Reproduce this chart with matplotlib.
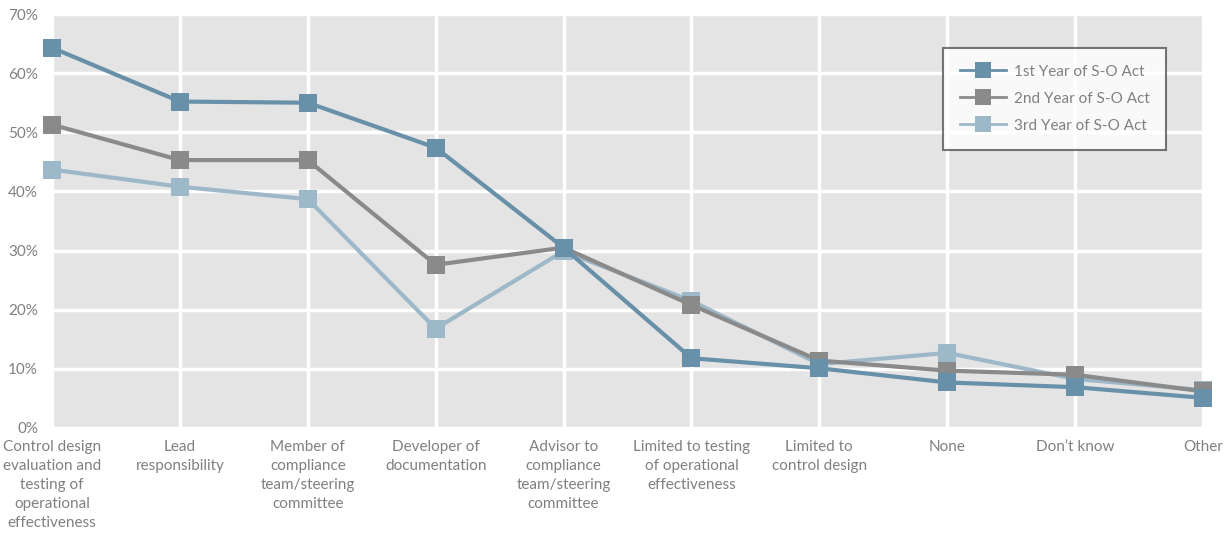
import matplotlib.pyplot as plt
from matplotlib.ticker import FuncFormatter

# Rol de auditoría interna en cada año de la ley S-O (% de respuestas)
categorias = [
    'Control design\nevaluation and\ntesting of\noperational\neffectiveness',
    'Lead\nresponsibility',
    'Member of\ncompliance\nteam/steering\ncommittee',
    'Developer of\ndocumentation',
    'Advisor to\ncompliance\nteam/steering\ncommittee',
    'Limited to testing\nof operational\neffectiveness',
    'Limited to\ncontrol design',
    'None',
    'Don\u2019t know',
    'Other',
]
anio_1 = [64.3, 55.2, 55.0, 47.4, 30.5, 11.8, 10.1, 7.7, 6.9, 5.1]
anio_2 = [51.3, 45.3, 45.3, 27.6, 30.5, 20.8, 11.4, 9.7, 9.0, 6.2]
anio_3 = [43.7, 40.8, 38.7, 16.8, 29.9, 21.5, 10.8, 12.7, 8.3, 6.4]
etiquetas = ['1st Year of S-O Act', '2nd Year of S-O Act', '3rd Year of S-O Act']

colores = ['#6890a8', '#8a8a8b', '#9db8c9']
texto = '#808080'

plt.rcParams['font.family'] = ['Lato', 'DejaVu Sans']

fig = plt.figure(figsize=(12.27, 5.33), dpi=100)
ax = fig.add_axes([0.0424, 0.197, 0.938, 0.7767])
ax.set_facecolor('#e4e4e4')

x = list(range(len(categorias)))
series = [(anio_1, 5), (anio_3, 3), (anio_2, 4)]
orden = [0, 2, 1]
for (valores, z), i in zip(series, orden):
    ax.plot(x, valores, color=colores[i], lw=3, marker='s', markersize=13,
            markeredgewidth=0, label=etiquetas[i], zorder=z, clip_on=False)

ax.set_xlim(0, 9)
ax.set_ylim(0, 70)
ax.set_yticks(range(0, 71, 10))
ax.yaxis.set_major_formatter(FuncFormatter(lambda v, p: f'{v:.0f}%'))
ax.set_xticks(x)
ax.set_xticklabels(categorias, linespacing=1.45)
ax.tick_params(length=0, labelsize=11, labelcolor=texto)
ax.tick_params(axis='x', pad=9)
ax.tick_params(axis='y', pad=10)
ax.grid(True, color='white', lw=2.5)
ax.set_axisbelow(True)
for s in ax.spines.values():
    s.set_visible(False)

# leyenda en orden 1º, 2º, 3º año
h, l = ax.get_legend_handles_labels()
pos = [l.index(e) for e in etiquetas]
leg = ax.legend([h[p] for p in pos], etiquetas, loc='upper right',
                bbox_to_anchor=(0.968, 0.918), fontsize=11, frameon=True,
                fancybox=False, borderpad=1.1, labelspacing=0.85,
                handlelength=3.0, handletextpad=0.5, labelcolor=texto,
                borderaxespad=0)
leg.get_frame().set_edgecolor('#555555')
leg.get_frame().set_linewidth(1.5)
leg.get_frame().set_facecolor('white')
for line in leg.get_lines():
    line.set_linewidth(2)
    line.set_markersize(11)

fig.savefig('out.png', dpi=100, facecolor='white')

> Aim of the task
Everything from the first line to the line with "from matplotlib.ticker import FuncFormatter" must be repeated exactly, and nothing else. Leave the pictures out.

> Task answer
Reproduce this chart with matplotlib.
import matplotlib.pyplot as plt
from matplotlib.ticker import FuncFormatter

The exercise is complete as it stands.